Is the water industry ready for these kinds of sustainable solutions?

I think there is significant momentum for these solutions. The last couple of years have seen water vault to the top of the policy agenda in many states, countries and regions, because people recognize now that deferring investment in water infrastructure is a short-term fix that leads to long-term problems. As people think about improving water infrastructure, they also realize that adopting the best available technologies can help save a lot of money and also insulate them from risk over the longer term. So people in California, for example, who have suffered billions of dollars in losses because of the drought, start asking questions like, why aren’t we reusing our water resources? As Xylem’s recent public opinion research showed, once they ask that question it becomes clear that solutions like water reuse will actually save customers money over time and make the economy more resilient to water risks.

How do you see your role in helping make this change?

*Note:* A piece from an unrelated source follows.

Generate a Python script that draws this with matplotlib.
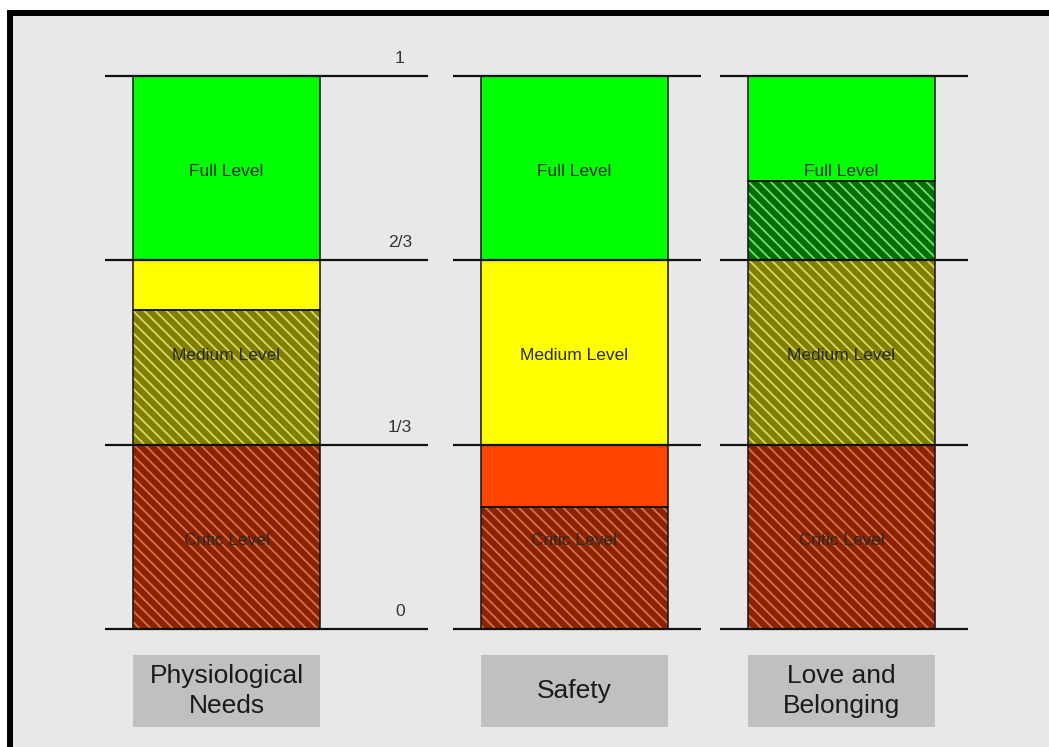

Part of it is about bringing light to issues that people have known about for a long time, but where there has been insufficient political will to really force the issue onto the table. So everyone’s known for a long time that water reuse is a good idea, everyone’s known for a long time that water infrastructure is not very efficient, but the forces for inertia are very strong. So it requires a different level of urgency to be created to change the course in a direction that will disrupt the equilibrium and change the situation. We’re trying to increase broader understanding of the fact that proven solutions are available to problems that people have endured for a long time, and to build the political and the public will to change things.

Can you give some examples of Xylem initiatives in this area?
We know that wastewater infrastructure is inefficient, because we’ve seen our products like Sanitaire, Flygt mixers, and Flygt Experior pumps, generate significant improvements in energy efficiency in almost every application where they’re deployed. And yet we also know that there are a lot of treatment plants and sewer systems around the world that still use outdated technology. So what we did with the Powering the Wastewater Renaissance analysis is to try to put some economic numbers around a situation that we all intuitively knew was a problem. And the findings of that study showed that operators can make significant economic gains as well as environmental gains by adopting readily available technologies.

What is your advice for utilities who want to start making their operations more efficient?

Let’s look at the current cost structure, energy consumption, and identify whether they’re at benchmark or not, and what the best available technologies could do for them. We have a highly fragmented industry, where you have a lot of smaller utilities who are so resource starved that they don’t really have the time, energy or effort to spend a lot of it on scanning the universe for solutions. One of the things we can do is support industry efforts to spread good practices from large utilities to small utilities. I think there is a lot of good that can be created from this kind of experience sharing.